(TASK): Omit any picture, and return the remaining data exactly as written.
>>>
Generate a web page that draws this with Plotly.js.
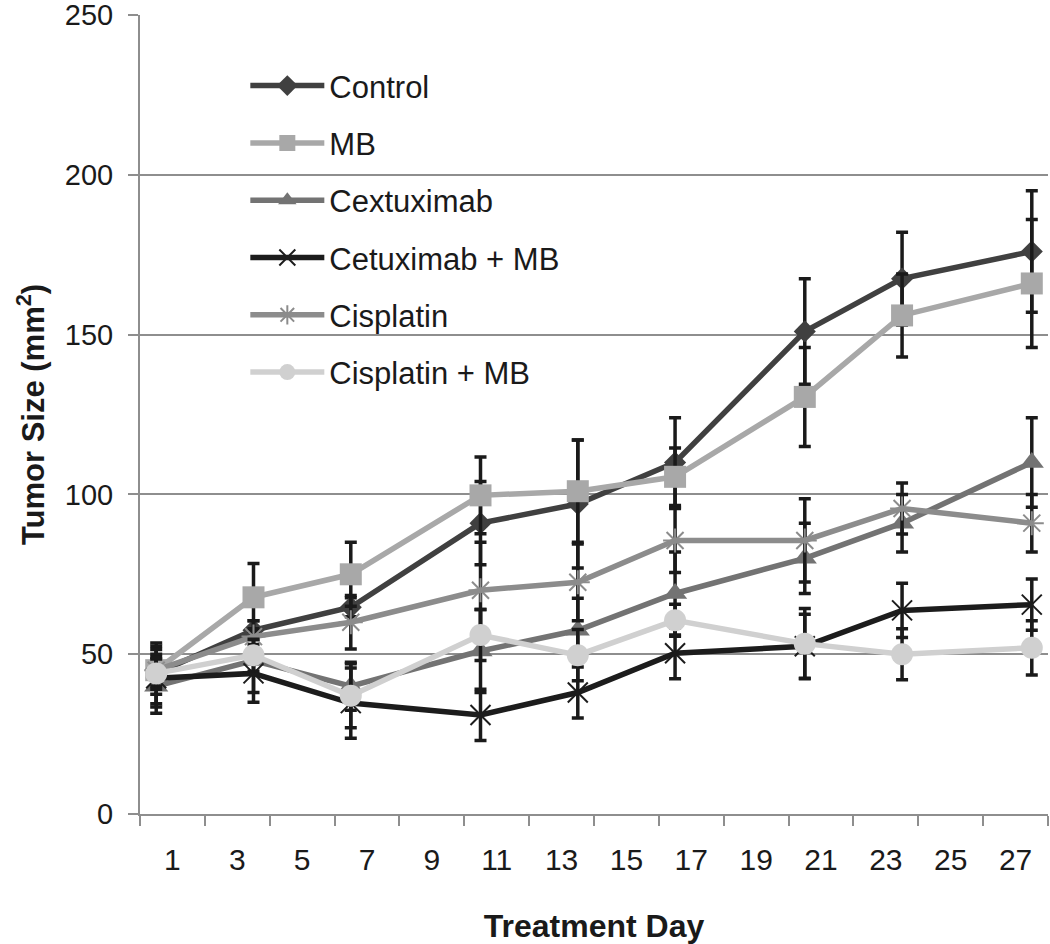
<!DOCTYPE html>
<html>
<head>
<meta charset="utf-8">
<script src="https://cdn.plot.ly/plotly-3.0.1.min.js"></script>
<style>
  body { margin: 0; background: #fff; }
  #chart { width: 1050px; height: 944px; }
</style>
</head>
<body>
<div id="chart"></div>
<script>
// measurement days
const days = [1, 4, 7, 11, 14, 17, 21, 24, 28];

// tumor size (mm2) per group, and the error bar half-lengths
const control      = [44, 57.5, 64.7, 91, 97, 110, 151, 167.5, 176];
const controlErr   = [9.5, 3, 3, 13, 20, 14, 16.5, 14.5, 19];
const mb           = [45, 67.8, 75, 99.7, 101, 105.5, 130.5, 156, 166];
const mbErr        = [7.5, 10.6, 10, 12, 16, 9, 15.5, 13, 20];
const cextux       = [40, 48, 40, 51, 57.5, 69, 80, 91, 110];
const cextuxErr    = [8.5, 10, 7.5, 13, 10, 13, 11, 9, 14];
const cetuxMb      = [42.5, 44, 34.7, 31, 38, 50.3, 52.5, 63.7, 65.5];
const cetuxMbErr   = [9, 9, 11, 8, 8, 8, 10, 8.5, 8];
const cisplatin    = [45, 55.5, 60, 70, 72.5, 85.6, 85.6, 95.6, 91];
const cisplatinErr = [5, 5, 8.4, 15, 12, 10, 13, 8, 9];
const cisMb        = [44, 49.7, 37, 56, 49.7, 60.6, 53.3, 50, 52];
const cisMbErr     = [5, 5, 10, 8, 8, 5, 11, 8, 8.5];

const seriesNames = ['Control', 'MB', 'Cextuximab', 'Cetuximab + MB', 'Cisplatin', 'Cisplatin + MB'];

// x axis labels (every second day)
const dayLabels = ['1', '3', '5', '7', '9', '11', '13', '15', '17', '19', '21', '23', '25', '27'];
const yTicks = [0, 50, 100, 150, 200, 250];

const axisGray = '#8e8e8e';
const ink = '#1a1a1a';
const font = 'Liberation Sans, Arial, sans-serif';

function series(name, y, err, color, symbol, size, open) {
  const marker = {symbol: symbol, size: size, color: color};
  if (open) {
    marker.line = {color: color, width: 2};
  }
  return {
    x: days,
    y: y,
    name: name,
    legendgroup: name,
    type: 'scatter',
    mode: 'lines+markers',
    line: {color: color, width: 5.5},
    marker: marker,
    error_y: {type: 'data', array: err, visible: true, color: ink, thickness: 3.5, width: 6},
    xaxis: 'x',
    yaxis: 'y'
  };
}

const traces = [
  series(seriesNames[0], control, controlErr, '#404040', 'diamond', 17),
  series(seriesNames[1], mb, mbErr, '#a8a8a8', 'square', 22),
  series(seriesNames[2], cextux, cextuxErr, '#737373', 'triangle-up', 21),
  series(seriesNames[3], cetuxMb, cetuxMbErr, '#1c1c1c', 'x-thin-open', 20, true),
  series(seriesNames[4], cisplatin, cisplatinErr, '#8c8c8c', 'asterisk-open', 20, true),
  series(seriesNames[5], cisMb, cisMbErr, '#d0d0d0', 'circle', 22)
];

// labels sit between the tick marks, tick marks on the category boundaries
const labelPos = dayLabels.map(d => Number(d) + 0.5);
const boundaries = dayLabels.map(d => Number(d) - 0.5).concat([Number(dayLabels[dayLabels.length - 1]) + 1.5]);
const xRange = [boundaries[0], boundaries[boundaries.length - 1]];

// invisible helper trace so the label axis gets drawn
traces.push({
  x: xRange, y: [0, 0], xaxis: 'x2', yaxis: 'y',
  type: 'scatter', mode: 'none', showlegend: false, hoverinfo: 'skip'
});

const layout = {
  width: 1050,
  height: 944,
  margin: {l: 140, r: 2, t: 15, b: 130},
  paper_bgcolor: '#fff',
  plot_bgcolor: '#fff',
  font: {family: font, size: 30, color: ink},
  showlegend: true,
  legend: {
    x: 0.116, y: 0.945, xanchor: 'left', yanchor: 'top',
    bgcolor: 'rgba(0,0,0,0)',
    font: {family: font, size: 31, color: ink},
    traceorder: 'grouped',
    tracegroupgap: 14,
    itemwidth: 74
  },
  xaxis: {
    range: xRange,
    tickmode: 'array',
    tickvals: boundaries,
    showticklabels: false,
    ticks: 'outside',
    ticklen: 10,
    tickwidth: 2,
    tickcolor: axisGray,
    showline: true,
    linecolor: axisGray,
    linewidth: 2,
    showgrid: false,
    zeroline: false,
    fixedrange: true
  },
  xaxis2: {
    overlaying: 'x',
    side: 'bottom',
    anchor: 'y',
    range: xRange,
    tickmode: 'array',
    tickvals: labelPos,
    ticktext: dayLabels,
    ticks: '',
    ticklabelstandoff: 25,
    tickfont: {family: font, size: 30, color: ink},
    showline: false,
    showgrid: false,
    zeroline: false,
    title: {text: '<b>Treatment Day</b>', font: {family: font, size: 32, color: ink}, standoff: 40}
  },
  yaxis: {
    range: [0, 250],
    tickmode: 'array',
    tickvals: yTicks,
    ticks: 'outside',
    ticklen: 10,
    tickwidth: 2,
    tickcolor: axisGray,
    ticklabelstandoff: 9,
    ticklabeloverflow: 'allow',
    tickfont: {family: font, size: 29, color: ink},
    showline: true,
    linecolor: axisGray,
    linewidth: 2,
    showgrid: true,
    gridcolor: axisGray,
    gridwidth: 2,
    zeroline: false,
    title: {text: '<b>Tumor Size (mm<sup>2</sup>)</b>', font: {family: font, size: 31, color: ink}, standoff: 11}
  }
};

Plotly.newPlot('chart', traces, layout, {displayModeBar: false, staticPlot: true});
</script>
</body>
</html>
<<<
(SOLUTION FOR THIS EXERCISE):
Generate a web page that draws this with Plotly.js.
<!DOCTYPE html>
<html>
<head>
<meta charset="utf-8">
<script src="https://cdn.plot.ly/plotly-3.0.1.min.js"></script>
<style>
  body { margin: 0; background: #fff; }
  #chart { width: 1050px; height: 944px; }
</style>
</head>
<body>
<div id="chart"></div>
<script>
// measurement days
const days = [1, 4, 7, 11, 14, 17, 21, 24, 28];

// tumor size (mm2) per group, and the error bar half-lengths
const control      = [44, 57.5, 64.7, 91, 97, 110, 151, 167.5, 176];
const controlErr   = [9.5, 3, 3, 13, 20, 14, 16.5, 14.5, 19];
const mb           = [45, 67.8, 75, 99.7, 101, 105.5, 130.5, 156, 166];
const mbErr        = [7.5, 10.6, 10, 12, 16, 9, 15.5, 13, 20];
const cextux       = [40, 48, 40, 51, 57.5, 69, 80, 91, 110];
const cextuxErr    = [8.5, 10, 7.5, 13, 10, 13, 11, 9, 14];
const cetuxMb      = [42.5, 44, 34.7, 31, 38, 50.3, 52.5, 63.7, 65.5];
const cetuxMbErr   = [9, 9, 11, 8, 8, 8, 10, 8.5, 8];
const cisplatin    = [45, 55.5, 60, 70, 72.5, 85.6, 85.6, 95.6, 91];
const cisplatinErr = [5, 5, 8.4, 15, 12, 10, 13, 8, 9];
const cisMb        = [44, 49.7, 37, 56, 49.7, 60.6, 53.3, 50, 52];
const cisMbErr     = [5, 5, 10, 8, 8, 5, 11, 8, 8.5];

const seriesNames = ['Control', 'MB', 'Cextuximab', 'Cetuximab + MB', 'Cisplatin', 'Cisplatin + MB'];

// x axis labels (every second day)
const dayLabels = ['1', '3', '5', '7', '9', '11', '13', '15', '17', '19', '21', '23', '25', '27'];
const yTicks = [0, 50, 100, 150, 200, 250];

const axisGray = '#8e8e8e';
const ink = '#1a1a1a';
const font = 'Liberation Sans, Arial, sans-serif';

function series(name, y, err, color, symbol, size, open) {
  const marker = {symbol: symbol, size: size, color: color};
  if (open) {
    marker.line = {color: color, width: 2};
  }
  return {
    x: days,
    y: y,
    name: name,
    legendgroup: name,
    type: 'scatter',
    mode: 'lines+markers',
    line: {color: color, width: 5.5},
    marker: marker,
    error_y: {type: 'data', array: err, visible: true, color: ink, thickness: 3.5, width: 6},
    xaxis: 'x',
    yaxis: 'y'
  };
}

const traces = [
  series(seriesNames[0], control, controlErr, '#404040', 'diamond', 17),
  series(seriesNames[1], mb, mbErr, '#a8a8a8', 'square', 22),
  series(seriesNames[2], cextux, cextuxErr, '#737373', 'triangle-up', 21),
  series(seriesNames[3], cetuxMb, cetuxMbErr, '#1c1c1c', 'x-thin-open', 20, true),
  series(seriesNames[4], cisplatin, cisplatinErr, '#8c8c8c', 'asterisk-open', 20, true),
  series(seriesNames[5], cisMb, cisMbErr, '#d0d0d0', 'circle', 22)
];

// labels sit between the tick marks, tick marks on the category boundaries
const labelPos = dayLabels.map(d => Number(d) + 0.5);
const boundaries = dayLabels.map(d => Number(d) - 0.5).concat([Number(dayLabels[dayLabels.length - 1]) + 1.5]);
const xRange = [boundaries[0], boundaries[boundaries.length - 1]];

// invisible helper trace so the label axis gets drawn
traces.push({
  x: xRange, y: [0, 0], xaxis: 'x2', yaxis: 'y',
  type: 'scatter', mode: 'none', showlegend: false, hoverinfo: 'skip'
});

const layout = {
  width: 1050,
  height: 944,
  margin: {l: 140, r: 2, t: 15, b: 130},
  paper_bgcolor: '#fff',
  plot_bgcolor: '#fff',
  font: {family: font, size: 30, color: ink},
  showlegend: true,
  legend: {
    x: 0.116, y: 0.945, xanchor: 'left', yanchor: 'top',
    bgcolor: 'rgba(0,0,0,0)',
    font: {family: font, size: 31, color: ink},
    traceorder: 'grouped',
    tracegroupgap: 14,
    itemwidth: 74
  },
  xaxis: {
    range: xRange,
    tickmode: 'array',
    tickvals: boundaries,
    showticklabels: false,
    ticks: 'outside',
    ticklen: 10,
    tickwidth: 2,
    tickcolor: axisGray,
    showline: true,
    linecolor: axisGray,
    linewidth: 2,
    showgrid: false,
    zeroline: false,
    fixedrange: true
  },
  xaxis2: {
    overlaying: 'x',
    side: 'bottom',
    anchor: 'y',
    range: xRange,
    tickmode: 'array',
    tickvals: labelPos,
    ticktext: dayLabels,
    ticks: '',
    ticklabelstandoff: 25,
    tickfont: {family: font, size: 30, color: ink},
    showline: false,
    showgrid: false,
    zeroline: false,
    title: {text: '<b>Treatment Day</b>', font: {family: font, size: 32, color: ink}, standoff: 40}
  },
  yaxis: {
    range: [0, 250],
    tickmode: 'array',
    tickvals: yTicks,
    ticks: 'outside',
    ticklen: 10,
    tickwidth: 2,
    tickcolor: axisGray,
    ticklabelstandoff: 9,
    ticklabeloverflow: 'allow',
    tickfont: {family: font, size: 29, color: ink},
    showline: true,
    linecolor: axisGray,
    linewidth: 2,
    showgrid: true,
    gridcolor: axisGray,
    gridwidth: 2,
    zeroline: false,
    title: {text: '<b>Tumor Size (mm<sup>2</sup>)</b>', font: {family: font, size: 31, color: ink}, standoff: 11}
  }
};

Plotly.newPlot('chart', traces, layout, {displayModeBar: false, staticPlot: true});
</script>
</body>
</html>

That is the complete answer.